As a data scientist, I asked myself: what information can I gain from the data? Can I predict how long the trip is if I know where the bikers are going? Can I predict the total number of trips on a given day? The answer is YES.

Fig 1. Total Daily Citi Bike Trips vs. Prediction

One can predict the total number of daily trips really well and ahead of time (if one can predict the weather perfectly). I use data from January to October as the training set and use the data from November and December as the validation set. You could tell that the model works really well (for holiday seasons as well) even trained with less than one-year of data. For individual trip durations, the LightGBM model with some tuning can predict more than 75% trips with less than 30% errors.

The Data and how it is cleaned

Many data scientists believe that 80% of the data science works lie in data cleaning and organizing, properly cleaned and organized data set will improve the performance significantly. This section will explain where the data came from and explain (on a very high level) how the cleaning process works. All the bike data from 2013 up to one month ago can be found here, each CSV file contains monthly bike trips in both NYC and Jersey City. With some tweaks one can read all CSV files into a pandas dataframe:

Fig 2. A pandas dataframe that shows the top 6 rows
To summarize:
  • I remove all trips longer than 3600 seconds.
  • Remove all trips end up in the same pickup location.
  • Remove all trips came from or to special stations (repair center etc).
  • Save station id and latitude, longitude as a dictionary to save nearly 2/3 of the space.
  • Impute missing values for user type and user age.
  • Merge with weather data such as max, min, average temperature, precipitation etc.
  • Approximate trip distance by calculating Manhattan distance between two stations using GPS data.
  • Again, I will not go into the technical details here, feel free to visit the Github for more details.

    EDA

    There are a number of interesting facts about Citi Bikes. I will try to highlight the important ones: The number of trips ratio between customers (non-regular) and subscribers is about 1:10 (Although two groups of customers are fundamentally different in terms of biking behaviors, I decided not to build two separate models just for 10% of the population). Most rides are finished within 20 minutes. Most rides take place during rush hours. There are a lot more trips during weekdays than weekends. The weather and temperature affect the total number of daily trips by a lot. On average, the speed of bike trips is above 3.5 mph. The correlation coefficient between the temperature and total daily trips is about 0.77 showing a really close relationship.

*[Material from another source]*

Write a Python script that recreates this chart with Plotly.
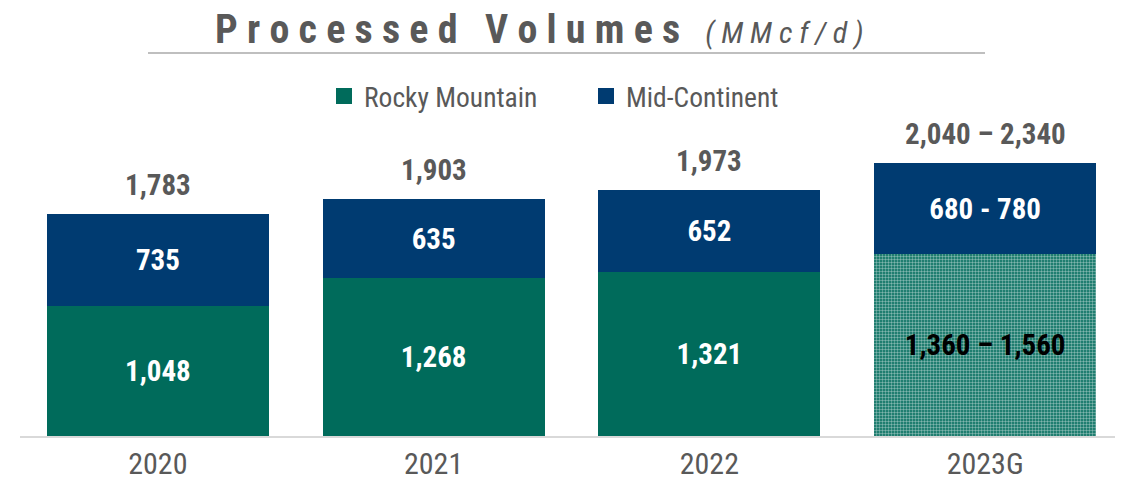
import plotly.graph_objects as go

# ---- data ----
categories = ["2020", "2021", "2022", "2023G"]
rocky_low = [1048, 1268, 1321, 1360]
rocky_high = [1048, 1268, 1321, 1560]
mid_low = [735, 635, 652, 680]
mid_high = [735, 635, 652, 780]
rocky_labels = ["1,048", "1,268", "1,321", "1,360 – 1,560"]
mid_labels = ["735", "635", "652", "680 - 780"]
total_labels = ["1,783", "1,903", "1,973", "2,040 – 2,340"]

rocky = [(a + b) / 2 for a, b in zip(rocky_low, rocky_high)]
mid = [(a + b) / 2 for a, b in zip(mid_low, mid_high)]
totals = [r + m for r, m in zip(rocky, mid)]

GREEN = "#006B5B"
NAVY = "#003B71"
GRAY = "#595959"
FONT = "Roboto Condensed, Arial Narrow, Liberation Sans, Arial, sans-serif"

# page body has an 8px margin: figure is placed at (8, 8) in the window
OFF = 8
W, H = 1123 - OFF, 482 - OFF
ML, MR, MT, MB = 20 - OFF, 0, 60 - OFF, 482 - 436
PW, PH = W - ML - MR, H - MT - MB


def px_x(sx):
    return (sx - OFF - ML) / PW


def px_y(sy):
    return 1 - (sy - OFF - MT) / PH


fig = go.Figure()

is_guid = [c.endswith("G") for c in categories]

fig.add_trace(go.Bar(
    x=categories, y=rocky, name="Rocky Mountain", showlegend=False,
    marker=dict(
        color=GREEN, line=dict(width=0),
        pattern=dict(
            shape=["." if g else "" for g in is_guid],
            bgcolor=GREEN, fgcolor="white", size=3, solidity=0.5,
        ),
    ),
    text=rocky_labels, textposition="inside", insidetextanchor="middle",
    textangle=0, constraintext="none",
    textfont=dict(family=FONT, size=29, weight="bold",
                  color=["black" if g else "white" for g in is_guid]),
    hoverinfo="skip",
))
fig.add_trace(go.Bar(
    x=categories, y=mid, name="Mid-Continent", showlegend=False,
    marker=dict(color=NAVY, line=dict(width=0)),
    text=mid_labels, textposition="inside", insidetextanchor="middle",
    textangle=0, constraintext="none",
    textfont=dict(family=FONT, size=29, weight="bold", color="white"),
    hoverinfo="skip",
))

# legend proxies
for nm, col in [("Rocky Mountain", GREEN), ("Mid-Continent", NAVY)]:
    fig.add_trace(go.Scatter(
        x=[None], y=[None], mode="markers", name=nm,
        marker=dict(symbol="square", size=16, color=col),
    ))

# total labels above each stack (x given as category index)
for i, (t, lab) in enumerate(zip(totals, total_labels)):
    fig.add_annotation(
        x=i, y=t, xref="x", yref="y", text=f"<b>{lab}</b>", showarrow=False,
        yanchor="middle", yshift=29,
        font=dict(family=FONT, size=29, color=GRAY),
    )

title_main = "\u00a0\u00a0\u00a0".join(" ".join(w) for w in ["Processed", "Volumes"])
title_sub = " ".join("(MMcf/d)")
fig.add_annotation(
    xref="paper", yref="paper", x=px_x(539), y=px_y(29),
    xanchor="center", yanchor="middle", showarrow=False,
    text=(f"<b>{title_main}</b>\u00a0\u00a0"
          f"<i><span style='font-size:30px'>\u00a0{title_sub}</span></i>"),
    font=dict(family=FONT, size=40, color=GRAY),
)
fig.add_shape(
    type="line", xref="paper", yref="paper",
    x0=px_x(148), x1=px_x(985), y0=px_y(53), y1=px_y(53),
    line=dict(color="#BFBFBF", width=2),
)

fig.update_layout(
    width=W, height=H,
    margin=dict(l=ML, r=MR, t=MT, b=MB, autoexpand=False),
    barmode="stack", bargap=0.195,
    plot_bgcolor="white", paper_bgcolor="white",
    font=dict(family=FONT, color=GRAY),
    showlegend=True,
    legend=dict(
        orientation="h", x=px_x(324), y=px_y(96), xanchor="left", yanchor="middle",
        font=dict(family=FONT, size=27.5, color=GRAY),
        entrywidth=217, entrywidthmode="pixels", traceorder="normal",
        bgcolor="rgba(0,0,0,0)",
    ),
    xaxis=dict(
        type="category", range=[-0.5, 3.5], automargin=False,
        showline=True, linecolor="#D9D9D9", linewidth=2,
        ticks="", showgrid=False, zeroline=False,
        tickfont=dict(family=FONT, size=30, color=GRAY),
        ticklabelstandoff=0,
    ),
    yaxis=dict(range=[0, PH / 0.1245], visible=False, showgrid=False, zeroline=False,
               automargin=False),
)

fig.write_html("out.html")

    Fig 3. Many trips finished within 10 minutes; Trips peaked at 8:30 AM and 5:30 PM.

    Fig 4. People ride less on weekends; Commuters like to bike from May to October.

    Fig 5. Speed is roughly normally distributed; Riders prefer sunny days over heavy rains.

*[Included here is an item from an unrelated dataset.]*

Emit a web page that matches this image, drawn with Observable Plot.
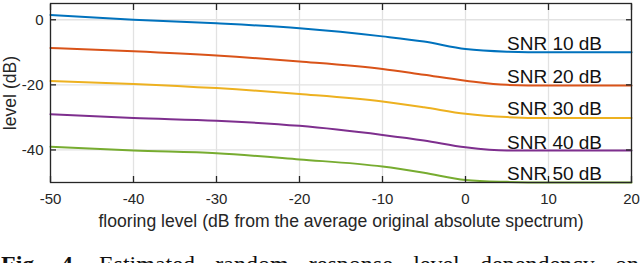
<!DOCTYPE html>
<html>
<head>
<meta charset="utf-8">
<script src="https://cdn.jsdelivr.net/npm/d3@7"></script>
<script src="https://cdn.jsdelivr.net/npm/@observablehq/plot@0.6"></script>
<style>
  html, body { margin: 0; padding: 0; background: #fff; }
  #wrap { position: relative; width: 640px; height: 263px; overflow: hidden; background: #fff; }
  #caption { position: absolute; left: 1px; width: 638px; top: 252px; font-family: "Liberation Serif", "DejaVu Serif", serif; font-size: 24px; line-height: 24px; white-space: nowrap; text-align: justify; text-align-last: justify; color: #111; }
  #caption b { font-weight: bold; }
</style>
</head>
<body>
<div id="wrap">
  <div id="chart"></div>
  <div id="caption"><b>Fig. 4.</b> Estimated random response level dependency on</div>
</div>
<script>
// flooring level (dB)
const xs = [-50, -40, -30, -20, -10, -5, 0, 5, 10, 20];
// estimated random response level (dB) per SNR
const snr10 = [1.5, 0.0, -1.1, -2.6, -5.1, -6.7, -9.0, -9.8, -10.0, -10.0];
const snr20 = [-8.7, -9.7, -11.0, -12.8, -15.1, -16.9, -18.7, -20.0, -20.2, -20.2];
const snr30 = [-18.8, -19.7, -21.0, -22.8, -25.1, -26.9, -28.9, -29.9, -30.2, -30.2];
const snr40 = [-29.0, -30.2, -31.0, -32.6, -35.4, -37.1, -39.2, -40.2, -40.2, -40.2];
const snr50 = [-39.0, -40.2, -41.0, -42.9, -45.1, -47.0, -49.2, -49.8, -50.0, -50.0];
const seriesNames = ["SNR 10 dB", "SNR 20 dB", "SNR 30 dB", "SNR 40 dB", "SNR 50 dB"];
const seriesColors = ["#0072BD", "#D95319", "#EDB120", "#7E2F8E", "#77AC30"];
const xTicks = [-50, -40, -30, -20, -10, 0, 10, 20];
const yTicks = [-40, -20, 0];
const xLabel = "flooring level (dB from the average original absolute spectrum)";
const yLabel = "level (dB)";
const labelAtX = 5;

const allSeries = [snr10, snr20, snr30, snr40, snr50];
const rows = [];
allSeries.forEach((vals, i) => vals.forEach((v, j) => rows.push({x: xs[j], y: v, s: seriesNames[i]})));
const labelRows = allSeries.map((vals, i) => ({x: labelAtX, y: vals[xs.indexOf(labelAtX)], s: seriesNames[i]}));

const ink = "#262626";
const fmt = d => `${d}`;

const chart = Plot.plot({
  width: 640,
  height: 240,
  marginLeft: 50,
  marginRight: 9,
  marginTop: 3,
  marginBottom: 58,
  x: {domain: [-50, 20]},
  y: {domain: [-50, 5]},
  color: {domain: seriesNames, range: seriesColors},
  style: {fontFamily: "'Liberation Sans', Arial, sans-serif", fontSize: "15px", color: ink, background: "white"},
  marks: [
    Plot.gridX(xTicks, {stroke: "#e2e2e2", strokeOpacity: 1, strokeWidth: 1.3}),
    Plot.gridY(yTicks, {stroke: "#e2e2e2", strokeOpacity: 1, strokeWidth: 1.3}),
    Plot.line(rows, {x: "x", y: "y", z: "s", stroke: "s", strokeWidth: 2, curve: "monotone-x"}),
    Plot.text(labelRows, {x: "x", y: "y", text: "s", textAnchor: "start", lineAnchor: "bottom", dy: -2, fontSize: 19, fill: "#111"}),
    Plot.frame({stroke: ink, strokeWidth: 1.3}),
    Plot.axisX({ticks: xTicks, tickSize: -6, tickPadding: 17, tickFormat: fmt, label: null, stroke: ink, strokeWidth: 1.3, fontSize: 15, fill: ink}),
    Plot.axisX({anchor: "top", ticks: xTicks, tickSize: -6, tickFormat: () => "", label: null, stroke: ink, strokeWidth: 1.3}),
    Plot.axisY({ticks: yTicks, tickSize: -6, tickPadding: 13, tickFormat: fmt, label: null, stroke: ink, strokeWidth: 1.3, fontSize: 15, fill: ink}),
    Plot.axisY({anchor: "right", ticks: yTicks, tickSize: -6, tickFormat: () => "", label: null, stroke: ink, strokeWidth: 1.3}),
    Plot.text([xLabel], {frameAnchor: "bottom", textAnchor: "middle", lineAnchor: "middle", dy: 39, fontSize: 17.6, fill: ink}),
    Plot.text([yLabel], {frameAnchor: "left", textAnchor: "middle", lineAnchor: "middle", rotate: -90, dx: -40, fontSize: 17.6, fill: ink})
  ]
});
document.getElementById("chart").appendChild(chart);
</script>
</body>
</html>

    Fig 6. Annotation to show Absolute Traffics among different
    neighborhood every half-hour

    From the annotation one can tell that there are some clusters are always busy. The peak hours see a lot of traffic towards Grand Central Terminal and Wall Street.

    Fig 7. Weather and Temperature's affect on number of trips

    One can see that snow and heavy rains reduce the number of trips significantly. Also, the temperature and number of trips are highly correlated.

    Feature Engineering

    The most important feature of our model to predict individual trip durations is the estimated distance between two stations. This is intuitive since longer trips usually take longer time. I also used a technique called regularized target encoding in this project to improve the model performance.

    Fig 8. A simple Target Encoding example for categorical variable Orange Types

    Target encoding basically map categorical variables into the mean (some also include variance or standard deviation) of the response variable (i.e. target variable). This approach improves the performance significantly especially when the response variable is loosely normally distributed.

    Fig 9. Cross-Validation uses a portion of data as validation set and reduces bias

    Regularized means that the encoding is calculated based on the average of cross-validations results thus the overfitting issue is greatly reduced.

    Fig 10.Feature importance to show the important features

    The final model was trained on LightGBM model (much faster than XGBoost and feasible to train on personal laptops) with 16.1 million trips and more than 40 features, model parameters were tuned based on validation set (20% of randomly chosen from the data). The important features include the estimated distance between two stations, user type(Regular or One-time-user), where the trip starts/end. A little surprised that weather did not affect a lot to the trip duration.

    Future Work

    As mentioned in the begining of the article, the result shows that prediction for both invidual trip durations and total number of daily trips are decent. Future work could invovle getting NYC taxi, UBER data and verify if UBER makes traffic better; a project to compare speed for Citi Bikes vs. UBER might also be interesting.